Nevertheless, she asked my friends’ husband for a loan to start a general store. Startled and admiring her courage at the same time, my friend’s husband loaned her an amount. (Yes… Good, caring, friendships existed then too). She wrapped her saree pallu determinedly around her and jumped holding her husband’s hand into the turbulent dark waters to wade towards their future.
Grit, determination, valour, courage, audacity and fearlessness became her PhD forte. She dauntlessly, resolutely, began to understand and learn the ropes of the business. Purchase, sales, profit, accounts, savings, investing. She stood stoutly protecting, guiding her husband. She ran the show in his name.
Today, I was astounded to hear, she has two general stores, one each for both her sons, two flats in Carter Road, in Mumbai, again for both the sons. She had kept a small store (her first store) for herself, building a room and kitchen at the back of the store, (she didn’t want to be thrown out again by willful daughters-in-law. Who knows? Might as well be on the safer side) securing her and her husband’s future.
I was stunned and overwhelmed. My belief system completely under a scanner. I formed my first impressions from the way a person was groomed, carried self, i.e. haughty bordering on the nose in the air, confidence coming across literally as arrogance having achieved such stupendous success with limited resources. I had dismissed her as a nobody based on her moderate, down to earth appearance. This ‘illiterate’ lady was far more ‘literate’, confident, spiritually pure, well-groomed with a humbleness than any literate person in ‘today’s education is the only saviour’ world. Her literacy was courage, valour, fearlessness, principles. Her a,b,c,d of life was not a degree attained in the world of words. They were her inborn fearlessness, strength, character.
She stays incomparable to the modern, literate, well-groomed, brand adorned, flawless accented English speaking global Indian woman. Today, these would be stories of over-hyped achievements. A defeatist attitude does exist as the certification in relevant fields, prove to be a piece of paper and school of knowledge ignores enhancement of human skills. We are degree holders, but lingering doubts of failure is a subliminal issue. Success stories do abound even now, but her attitude just leaves you chastened.
Never again will I look down on a ‘common woman’. Every common person has an uncommon narrative. There are stories of uncommon courage concealed in a dressed down, reasonably priced clothing and non-branded accessories. They are practical, lion-hearted confident women, who educated themselves as each chapter of their lives unfolded. They developed their own answers to life’s questions and the literacy garlanded them with wisdom, not a paper degree.

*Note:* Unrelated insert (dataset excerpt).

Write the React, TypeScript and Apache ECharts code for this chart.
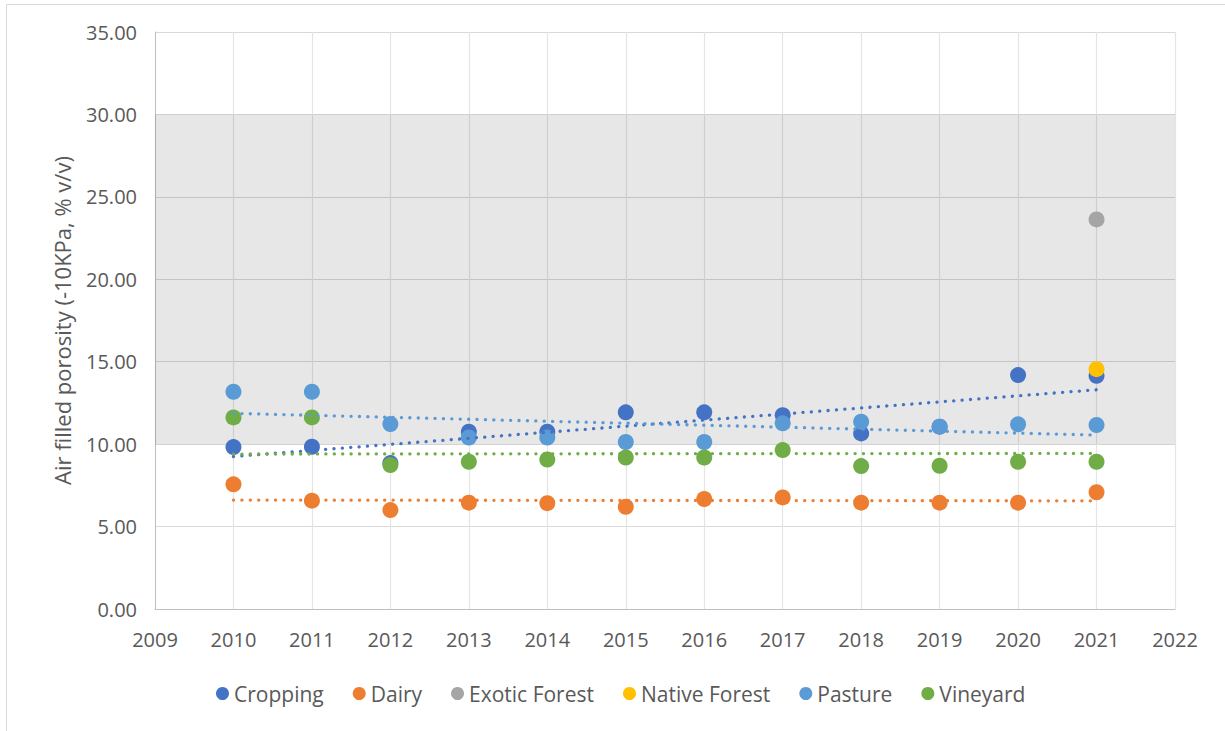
import React, { useEffect, useRef } from "react";
import * as echarts from "echarts";

const years = [2010, 2011, 2012, 2013, 2014, 2015, 2016, 2017, 2018, 2019, 2020, 2021];

const croppingYears = [2010, 2011, 2012, 2013, 2014, 2015, 2016, 2017, 2018, 2019, 2020, 2021];
const croppingValues = [9.82, 9.84, 8.85, 10.75, 10.75, 11.93, 11.93, 11.76, 10.65, 11.06, 14.19, 14.15];

const dairyValues = [7.56, 6.57, 6.0, 6.45, 6.42, 6.2, 6.67, 6.77, 6.45, 6.45, 6.45, 7.08];

const exoticYears = [2021];
const exoticValues = [23.63];

const nativeYears = [2021];
const nativeValues = [14.55];

const pastureValues = [13.18, 13.18, 11.22, 10.4, 10.4, 10.13, 10.13, 11.26, 11.36, 11.06, 11.2, 11.16];

const vineyardValues = [11.62, 11.62, 8.73, 8.93, 9.07, 9.19, 9.19, 9.64, 8.67, 8.69, 8.93, 8.93];

// Linear trendline end points (2010 and 2021) as drawn in the reference
const trendYears = [2010, 2021];
const croppingTrend = [9.25, 13.3];
const dairyTrend = [6.61, 6.56];
const pastureTrend = [11.87, 10.55];
const vineyardTrend = [9.4, 9.44];

// shaded band
const bandRange = [10, 30];

const seriesNames = ["Cropping", "Dairy", "Exotic Forest", "Native Forest", "Pasture", "Vineyard"];
const seriesColors = ["#4472C4", "#ED7D31", "#A5A5A5", "#FFC000", "#5B9BD5", "#70AD47"];

const FONT = "'Open Sans', 'Noto Sans', sans-serif";
const TEXT = "#595959";

function pairs(xs: number[], ys: number[]) {
  return xs.map((x, i) => [x, ys[i]]);
}

export default function App() {
  const ref = useRef<HTMLDivElement>(null);

  useEffect(() => {
    document.body.style.margin = "0";
    if (!ref.current) return;
    const chart = echarts.init(ref.current, undefined, { renderer: "svg" });

    const scatterData = [
      pairs(croppingYears, croppingValues),
      pairs(years, dairyValues),
      pairs(exoticYears, exoticValues),
      pairs(nativeYears, nativeValues),
      pairs(years, pastureValues),
      pairs(years, vineyardValues),
    ];

    const scatterSeries: any[] = seriesNames.map((name, i) => ({
      name,
      type: "scatter",
      data: scatterData[i],
      symbol: "circle",
      symbolSize: 16,
      itemStyle: { color: seriesColors[i], opacity: 1 },
      z: 2,
      silent: true,
    }));

    scatterSeries[0].markArea = {
      silent: true,
      itemStyle: { color: "rgba(0,0,0,0.094)" },
      data: [[{ yAxis: bandRange[0] }, { yAxis: bandRange[1] }]],
    };

    const trends: [string, number[], string][] = [
      ["Cropping trend", croppingTrend, seriesColors[0]],
      ["Dairy trend", dairyTrend, seriesColors[1]],
      ["Pasture trend", pastureTrend, seriesColors[4]],
      ["Vineyard trend", vineyardTrend, seriesColors[5]],
    ];

    const trendSeries = trends.map(([name, vals, color]) => ({
      name,
      type: "line",
      data: pairs(trendYears, vals),
      symbol: "none",
      silent: true,
      z: 3,
      lineStyle: { color, width: 3.3, type: [0.1, 8.3], cap: "round" },
    }));

    chart.setOption({
      animation: false,
      backgroundColor: "#FFFFFF",
      textStyle: { fontFamily: FONT },
      grid: { left: 155, right: 50, top: 32, bottom: 122, containLabel: false },
      xAxis: {
        type: "value",
        min: 2009,
        max: 2022,
        interval: 1,
        axisLine: { show: true, lineStyle: { color: "#BFBFBF", width: 1 } },
        axisTick: { show: false },
        axisLabel: {
          color: TEXT,
          fontSize: 20,
          fontFamily: FONT,
          margin: 20,
          formatter: (v: number) => String(v),
        },
        splitLine: { show: true, lineStyle: { color: "#E4E4E4", width: 1.2 } },
      },
      yAxis: {
        type: "value",
        min: 0,
        max: 35,
        interval: 5,
        name: "Air filled porosity (-10KPa, % v/v)",
        nameLocation: "middle",
        nameGap: 82,
        nameTextStyle: { color: TEXT, fontSize: 22, fontFamily: FONT },
        axisLine: { show: true, lineStyle: { color: "#BFBFBF", width: 1 } },
        axisTick: { show: false },
        axisLabel: {
          color: TEXT,
          fontSize: 20,
          fontFamily: FONT,
          margin: 18,
          formatter: (v: number) => v.toFixed(2),
        },
        splitLine: { show: true, lineStyle: { color: "#D9D9D9", width: 1.2 } },
      },
      legend: {
        data: seriesNames,
        icon: "circle",
        itemWidth: 13,
        itemHeight: 13,
        itemGap: 29,
        left: 211,
        top: 678,
        textStyle: { color: TEXT, fontSize: 21, fontFamily: FONT },
        selectedMode: false,
      },
      graphic: [
        {
          type: "rect",
          left: 4,
          top: 2,
          shape: { x: 0, y: 0, width: 1240, height: 760 },
          style: { fill: "none", stroke: "#D9D9D9", lineWidth: 1 },
          silent: true,
          z: -1,
        },
      ],
      series: [...scatterSeries, ...trendSeries],
    });

    return () => chart.dispose();
  }, []);

  return <div ref={ref} style={{ width: 1225, height: 731 }} />;
}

I stopped judging people based on their grooming, appearances. I volunteered to become a part of Khakhra (Gujrati cracker) making group to meet up and learn something from their learnt wisdom.
I met women who were successfully managing agricultural fields after their husband’s death. My very own friend who lost her husband at a young age and she was shunned by her in-laws was earning a livelihood by supplying tiffins.
And as they met, chit-chatted, gossiped…some of them were slim and tall. They spoke about giving the runway models a run for their money. ‘We really could have been great models, you see. But, we decided to stay put to give a chance to others!’. They went giggling at their own harmless jokes. These common women also trolled the modern gadgets.
One such conversation :
‘I was quite startled when my son showed me the mobile. How does it run without the battery?’, she asked him. ‘I don’t see any batteries’. She narrated.
‘Well, she said, my son picked up a charger stuck one end in the mobile’s a**, the other in the socket and said this is how you charge a mobile’s battery.’
My jaw literally dropped as I froze at her language. She guffawed at my expression and took a dig at me. ‘We are not literate, you see’. She said with a fine smirk, smartly conveying her language use. Tongue in cheek.
I guffawed. These women could give AIB a run for their money.